Split peas contain isoflavones (particularly Daidzein) that decrease the risk of developing certain types of cancers, especially breast cancer and prostate cancer. Isoflavones are a type of plant estrogens, so they mimic the hormones in the body.

Studies have shown that Daidzein-rich isoflavones are also good for reducing hot flashes in menopausal women. Peas and split peas also contain high amounts of coumestrol. A Swedish study has shown that this compound may be associated with a lower risk of receptor negative tumors.

Split peas are packed with trace mineral called molybdenum which helps in the detoxification of sulfites.
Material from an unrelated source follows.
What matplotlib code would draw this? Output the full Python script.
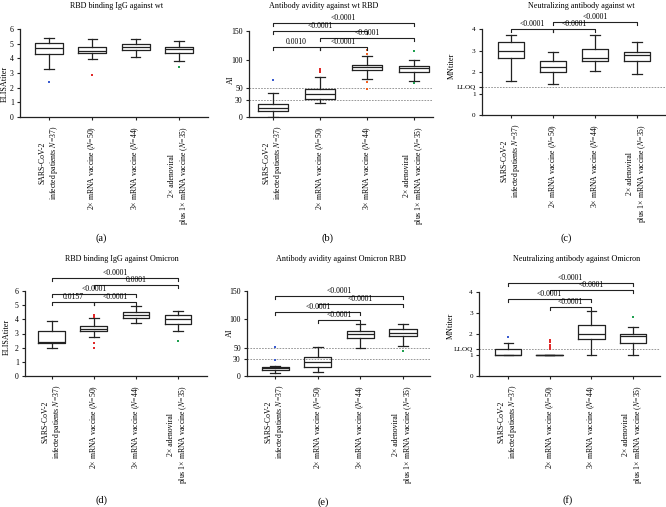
import matplotlib
matplotlib.use("Agg")
from matplotlib import pyplot as plt
from matplotlib import transforms

plt.rcParams["font.family"] = ["Liberation Serif", "DejaVu Serif"]
plt.rcParams["mathtext.fontset"] = "stix"

W, H = 666, 507

groups = [
    "SARS-CoV-2\ninfected patients $N$=37)",
    "2× mRNA vaccine ($N$=50)",
    "3× mRNA vaccine ($N$=44)",
    "2× adenoviral\nplus 1× mRNA vaccine ($N$=35)",
]
point_colors = ["#3a5bd0", "#e02a2a", "#f06020", "#1fa050"]

# (a) RBD binding IgG against wt
a_lo = [3.24, 3.93, 4.06, 3.81]
a_q1 = [4.29, 4.38, 4.57, 4.38]
a_med = [4.73, 4.52, 4.79, 4.63]
a_q3 = [5.02, 4.79, 4.95, 4.79]
a_hi = [5.36, 5.32, 5.30, 5.18]
a_out = [[2.40], [2.85], [], [3.42]]

# (b) Antibody avidity against wt RBD
b_lo = [0.0, 24.4, 66.9, 62.8]
b_q1 = [10.5, 32.0, 81.4, 78.5]
b_med = [16.3, 40.7, 87.2, 85.5]
b_q3 = [22.0, 49.4, 91.3, 88.4]
b_hi = [41.9, 69.8, 105.8, 100.0]
b_out = [[64.0], [79.0, 81.0, 83.0], [116.0, 110.5, 61.0, 49.5], [115.0, 59.3]]
b_brackets = [(1, 4, 164, "<0.0001"), (1, 3, 150, "<0.0001"), (2, 4, 138, "<0.0001"),
              (1, 2, 122, "0.0010"), (2, 3, 122, "<0.0001")]

# (c) Neutralizing antibody against wt
c_lo = [1.60, 1.45, 2.05, 1.90]
c_q1 = [2.65, 2.02, 2.52, 2.52]
c_med = [2.96, 2.21, 2.65, 2.80]
c_q3 = [3.38, 2.49, 3.07, 2.93]
c_hi = [3.74, 2.94, 3.74, 3.39]
c_out = [[], [], [], []]
c_brackets = [(2, 4, 4.31, "<0.0001"), (1, 2, 3.98, "<0.0001"), (2, 3, 3.98, "<0.0001")]

# (d) RBD binding IgG against Omicron
d_lo = [1.95, 2.72, 3.77, 3.16]
d_q1 = [2.35, 3.16, 4.12, 3.70]
d_med = [2.40, 3.35, 4.29, 4.01]
d_q3 = [3.19, 3.52, 4.52, 4.34]
d_hi = [3.89, 4.10, 4.95, 4.59]
d_out = [[], [4.29, 4.17, 2.30, 1.97], [], [2.48]]
d_brackets = [(1, 4, 6.91, "<0.0001"), (2, 4, 6.40, "0.0001"), (1, 3, 5.81, "<0.0001"),
              (1, 2, 5.23, "0.0157"), (2, 3, 5.23, "<0.0001")]

# (e) Antibody avidity against Omicron RBD
e_lo = [5.9, 7.6, 49.8, 53.3]
e_q1 = [10.5, 16.4, 66.2, 70.3]
e_med = [13.5, 25.2, 73.8, 76.2]
e_q3 = [16.4, 34.0, 79.7, 83.8]
e_hi = [17.6, 50.4, 91.4, 91.4]
e_out = [[51.6, 28.1], [], [], [44.5]]
e_brackets = [(1, 4, 142, "<0.0001"), (2, 4, 127, "<0.0001"), (1, 3, 113, "<0.0001"),
              (2, 3, 98.5, "<0.0001")]

# (f) Neutralizing antibody against Omicron
f_lo = [1.0, 1.0, 1.0, 1.0]
f_q1 = [1.0, 1.0, 1.75, 1.55]
f_med = [1.0, 1.0, 2.02, 1.90]
f_q3 = [1.28, 1.0, 2.42, 2.02]
f_hi = [1.58, 1.0, 3.10, 2.34]
f_out = [[1.87], [1.28, 1.39, 1.50, 1.61, 1.72], [], [2.81]]
f_brackets = [(1, 4, 4.44, "<0.0001"), (2, 4, 4.08, "<0.0001"), (1, 3, 3.68, "<0.0001"),
              (2, 3, 3.29, "<0.0001")]

lloq = 1.3

panels = [
    dict(title="RBD binding IgG against wt", ylabel="ELISAtiter", letter="(a)",
         stats=(a_lo, a_q1, a_med, a_q3, a_hi, a_out), brackets=[],
         yticks=[0, 1, 2, 3, 4, 5, 6], ymax=6, dashed=[], lloq=False,
         box=(20, 208, 117, 29), xlim=(0.33, 4.67),
         title_xy=(117, 6), ylabel_xy=(5, 84), letter_xy=(101, 238)),
    dict(title="Antibody avidity against wt RBD", ylabel="AI", letter="(b)",
         stats=(b_lo, b_q1, b_med, b_q3, b_hi, b_out), brackets=b_brackets,
         yticks=[0, 30, 50, 100, 150], ymax=150, dashed=[30, 50], lloq=False,
         box=(249, 433, 117, 31), xlim=(0.49, 4.40),
         title_xy=(324, 6), ylabel_xy=(231, 80), letter_xy=(327, 238)),
    dict(title="Neutralizing antibody against wt", ylabel="MNtiter", letter="(c)",
         stats=(c_lo, c_q1, c_med, c_q3, c_hi, c_out), brackets=c_brackets,
         yticks=[0, 1, 2, 3, 4], ymax=4, dashed=[lloq], lloq=True,
         box=(482, 666, 115, 29), xlim=(0.31, 4.69),
         title_xy=(581, 6), ylabel_xy=(452, 66), letter_xy=(566, 238)),
    dict(title="RBD binding IgG against Omicron", ylabel="ELISAtiter", letter="(d)",
         stats=(d_lo, d_q1, d_med, d_q3, d_hi, d_out), brackets=d_brackets,
         yticks=[0, 1, 2, 3, 4, 5, 6], ymax=6, dashed=[], lloq=False,
         box=(25, 207, 376, 291), xlim=(0.36, 4.69),
         title_xy=(122, 259), ylabel_xy=(7, 337), letter_xy=(102, 500)),
    dict(title="Antibody avidity against Omicron RBD", ylabel="AI", letter="(e)",
         stats=(e_lo, e_q1, e_med, e_q3, e_hi, e_out), brackets=e_brackets,
         yticks=[0, 30, 50, 100, 150], ymax=150, dashed=[30, 50], lloq=False,
         box=(247, 430, 376, 291), xlim=(0.34, 4.63),
         title_xy=(341, 259), ylabel_xy=(230, 333), letter_xy=(323, 502)),
    dict(title="Neutralizing antibody against Omicron", ylabel="MNtiter", letter="(f)",
         stats=(f_lo, f_q1, f_med, f_q3, f_hi, f_out), brackets=f_brackets,
         yticks=[0, 1, 2, 3, 4], ymax=4, dashed=[lloq], lloq=True,
         box=(479, 660, 376, 292), xlim=(0.30, 4.65),
         title_xy=(577, 259), ylabel_xy=(451, 326), letter_xy=(568, 500)),
]

fig = plt.figure(figsize=(W / 100, H / 100), dpi=100)
fs = 5.6

for p in panels:
    left, right, y0, ytop = p["box"]
    ax = fig.add_axes([left / W, 1 - y0 / H, (right - left) / W, (y0 - ytop) / H])
    lo, q1, med, q3, hi, out = p["stats"]
    bstats = []
    for i in range(4):
        bstats.append(dict(whislo=lo[i], q1=q1[i], med=med[i], q3=q3[i],
                           whishi=hi[i], fliers=[]))
    ax.bxp(bstats, positions=[1, 2, 3, 4], widths=0.64, capwidths=0.22,
           showfliers=False,
           boxprops=dict(color="#222222", linewidth=0.9),
           medianprops=dict(color="#222222", linewidth=0.9),
           whiskerprops=dict(color="#222222", linewidth=0.9),
           capprops=dict(color="#222222", linewidth=0.9))
    for i in range(4):
        if out[i]:
            ax.plot([i + 1] * len(out[i]), out[i], "s", color=point_colors[i],
                    markersize=1.8, markeredgewidth=0, clip_on=False)

    for yv in p["dashed"]:
        ax.axhline(yv, color="#888888", linestyle=(0, (2, 1.5)), linewidth=0.6, zorder=0)

    ymax = p["ymax"]
    ax.set_ylim(0, ymax)
    ax.set_xlim(*p["xlim"])
    ticks = list(p["yticks"])
    labels = [str(t) for t in ticks]
    if p["lloq"]:
        ticks.append(lloq)
        labels.append("LLOQ")
    ax.set_yticks(ticks)
    ax.set_yticklabels(labels, fontsize=fs - 0.4 if p["lloq"] else fs)
    if p["lloq"]:
        for lab in ax.get_yticklabels():
            if lab.get_text() == "LLOQ":
                lab.set_transform(lab.get_transform() +
                                  transforms.ScaledTranslation(0, 1.2 / 72, fig.dpi_scale_trans))
            elif lab.get_text() == "1":
                lab.set_transform(lab.get_transform() +
                                  transforms.ScaledTranslation(0, -0.8 / 72, fig.dpi_scale_trans))
    ax.set_xticks([1, 2, 3, 4])
    ax.set_xticklabels(groups, rotation=90, fontsize=fs, va="top", ha="center",
                       multialignment="center")
    ax.tick_params(axis="both", length=2.5, width=0.8, pad=2, color="#222222")
    ax.tick_params(axis="x", pad=4)
    for side in ["top", "right"]:
        ax.spines[side].set_visible(False)
    for side in ["left", "bottom"]:
        ax.spines[side].set_linewidth(0.9)
        ax.spines[side].set_color("#222222")

    drop = ymax * 0.035
    for g1, g2, yb, txt in p["brackets"]:
        ax.plot([g1, g1, g2, g2], [yb - drop, yb, yb, yb - drop], color="#222222",
                linewidth=0.8, clip_on=False)
        ax.text((g1 + g2) / 2, yb + ymax * 0.012, txt, ha="center", va="bottom",
                fontsize=fs, clip_on=False)

    tx, ty = p["title_xy"]
    fig.text(tx / W, 1 - ty / H, p["title"], ha="center", va="center", fontsize=fs + 0.3)
    lx_, ly_ = p["ylabel_xy"]
    fig.text(lx_ / W, 1 - ly_ / H, p["ylabel"], rotation=90,
             ha="center", va="center", fontsize=fs + 0.3)
    lx, ly = p["letter_xy"]
    fig.text(lx / W, 1 - ly / H, p["letter"], ha="center", va="center", fontsize=7.5)

fig.savefig("out.png", dpi=100)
A cup of cooked split peas can provide almost twice the daily recommended value of this mineral in your diet. Sulfite sensitivity can be experienced as symptoms like rapid heartbeat, headache, diarrhea, and nausea. Usually, sulfites are added as preservatives in processed foods such as baked goods, jams, potato chips, syrups, starches, vinegar, etc. Individuals suffering from asthma are more prone to sulfite sensitivity.
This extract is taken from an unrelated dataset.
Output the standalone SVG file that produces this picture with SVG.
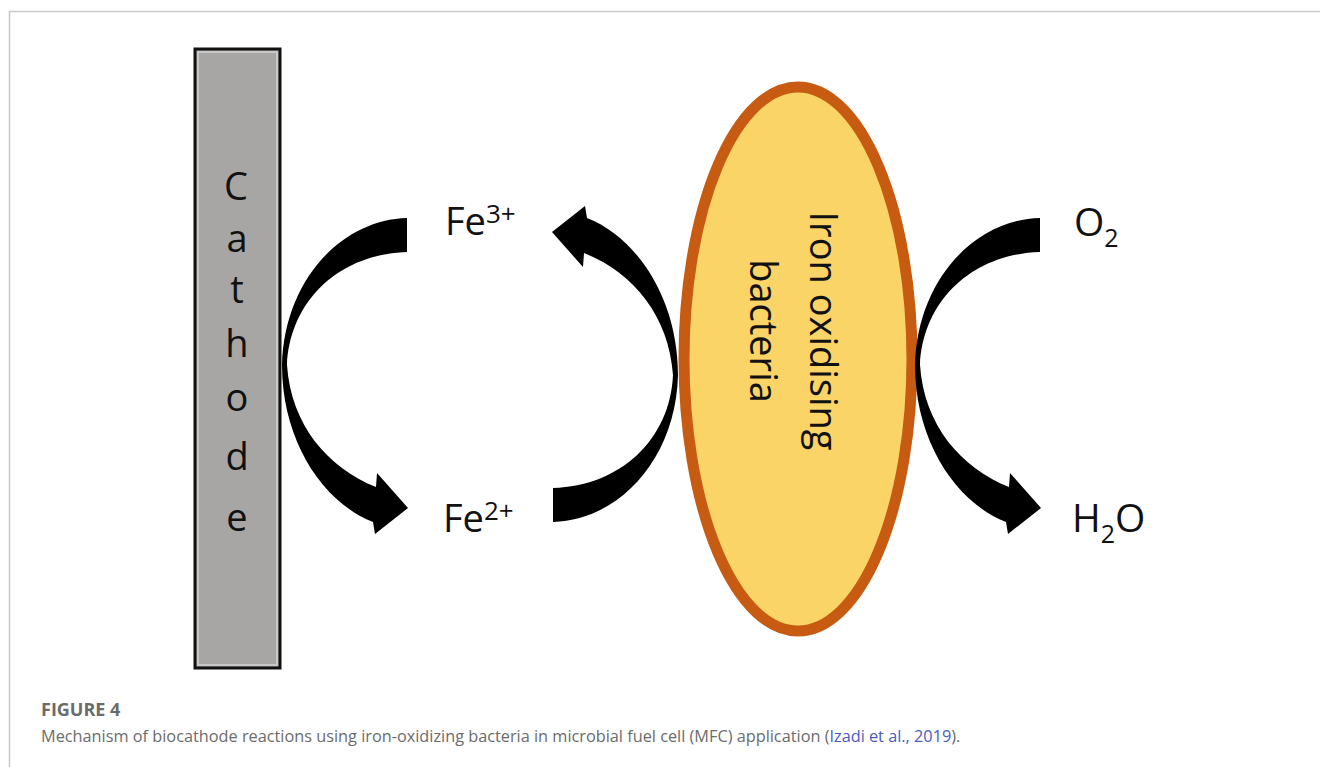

Split peas also contain potassium which helps lower blood pressure. High blood pressure or hypertension contributes to heart disease.
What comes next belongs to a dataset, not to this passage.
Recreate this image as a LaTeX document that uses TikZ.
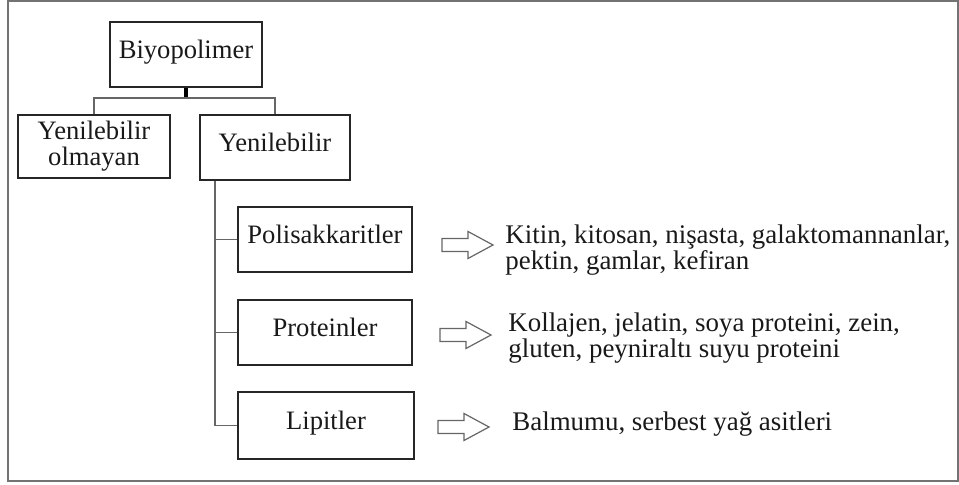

Split peas contain an amino acid called tryptophan that helps your body produce serotonin which in turn regulates sleep and improves your mood.

Being rich in fiber and protein, split pea can help you deal in your weight loss efforts. Even a small portion of this food is filling and it makes you feel fuller for longer. Split peas are helpful in dealing with digestive disorders such as Irritable Bowel Syndrome and diverticulosis because of their high soluble fiber content. Individuals suffering from IBS are often advised to have a diet with more soluble rather than insoluble fiber as it works as a bulking agent and at the same time, allows for easily passable stools.

Split pease are rich in vitamins B1, B5, K, and folate, iron, magnesium, zinc,  and are fat-free. It is particularly a good source of protein for vegans and vegetarians.

How to Buy

Buy split dried peas packaged or in bulk at your local co-op. Split peas should not be confused with split yellow gram (chickpeas) and split pigeon peas (Indian toor dal), though they belong to the family of beans and legumes. Split pea is a variety of field peas that naturally split in half when they are dried.

How to Store

Store dried beans in an airtight container, away from light. I prefer to keep my beans in glass jars. While beans can last for some time, I try to make sure I don’t have any beans older than a year in my pantry.

How to Cook

To reduce phytic acid, soak the peas overnight before rinsing and adding them to recipes.

Split peas can be cooked in a pressure cooker. Heat oil in pressure cooker and sauté onion, celery, garlic, and carrots for 5 minutes, stirring frequently. Add vegetable broth, split peas, thyme, chile pepper, salt, and pepper. Cover, securing the lid tightly according to manufacturers’ directions, and bring up to pressure. Cook for 10 to 12 minutes.


Vegan Split Pea Soup

Alison Andrews, photo credit to Alison Andrews

8 Servings


  • 1 Onion (Chopped)
  • 1 tsp Crushed Garlic
  • 1 Tbsp Olive Oil
  • 1 tsp Oregano
  • 2 cups (450g) Dried Green Split Peas – or yellow, it will not make a difference in this recipe
  • 2 Large Carrots (chopped)
  • 2 Large Potatoes (peeled and chopped)
  • 8 cups Vegetable Stock
  • 1 14oz Can Coconut Milk
  • Sea Salt (to taste)
  • Black Pepper (to taste)


  1. Add the chopped onion and crushed garlic to a pot with the olive oil and oregano. Sauté until softened.
  2. Add the dried split peas, chopped carrots and potatoes and the vegetable stock.
  3. Bring to the boil and then cover and turn the heat down to a simmer. Simmer for around 45 minutes, stirring now and again (be careful it doesn’t stick to the bottom of the pot) until everything is soft and cooked. It will become very thick, like a very thick stew.
  4. When cooked, remove from the heat and blend with an immersion blender if you have one. If you don’t have one then either leave the soup chunky or transfer in stages to a blender jug and blend it.
  5. When blended it will be very thick and smooth. Now add in the coconut milk and stir in.
  6. Add sea salt and black pepper to taste.
  7. Serve with chopped spring onions to garnish and gluten-free bread for dipping.